We note further that in Santiago, when the Court of Appeals ruled that "Supreme Court should also have given more adequate consideration to whether the proposed testimony concerning exposure time, lineup fairness, the forgetting curve, and simultaneous versus sequential lineups was relevant ... and beyond the ken of the average juror, and if necessary held a Frye hearing," it stated in footnote 4: "We note that the fact that the victim assisted in the creation of an artist's sketch of her attacker does not render the expert testimony irrelevant" (Santiago, 17 NY3d at 672). While the eyewitnesses' assistance in the creation of a sketch does not render the expert testimony irrelevant, we believe that its existence may be disclosed where it has a direct impact on the value of the expert's testimony on a particular point. Here, with the appropriate limiting instruction, it would not be unduly prejudicial to question the defense expert as to whether his opinion on the effect of postevent information would change based on evidence that the eyewitnesses had contributed to the preparation of a composite sketch of the perpetrator within days of the crime and before they saw the photo array.

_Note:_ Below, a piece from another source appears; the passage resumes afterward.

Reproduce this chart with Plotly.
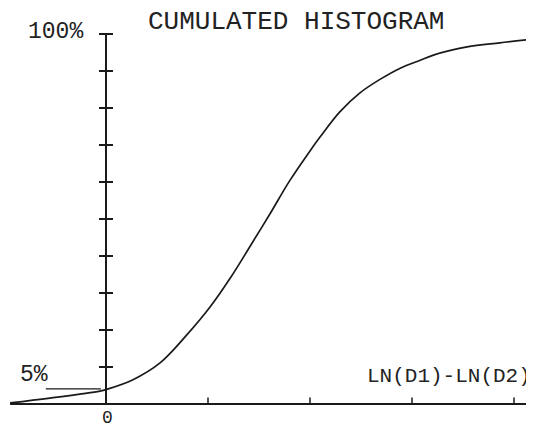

Accordingly, the judgment of the Supreme Court, New York County (Lewis Bart Stone, J.), rendered March 3, 2009, convicting defendant, after a jury trial, of murder in the second degree, and sentencing him to a term of 25 years to life, should be affirmed.
All concur. Judgment, Supreme Court, New York County (Lewis Bart Stone, J.), rendered March 3, 2009, affirmed.
Opinion by Andrias, J. All concur. Andrias, J.P., Sweeny, Renwick, Freedman, Manzanet-Daniels, JJ. THIS CONSTITUTES THE DECISION AND ORDER OF THE SUPREME COURT, APPELLATE DIVISION, FIRST DEPARTMENT.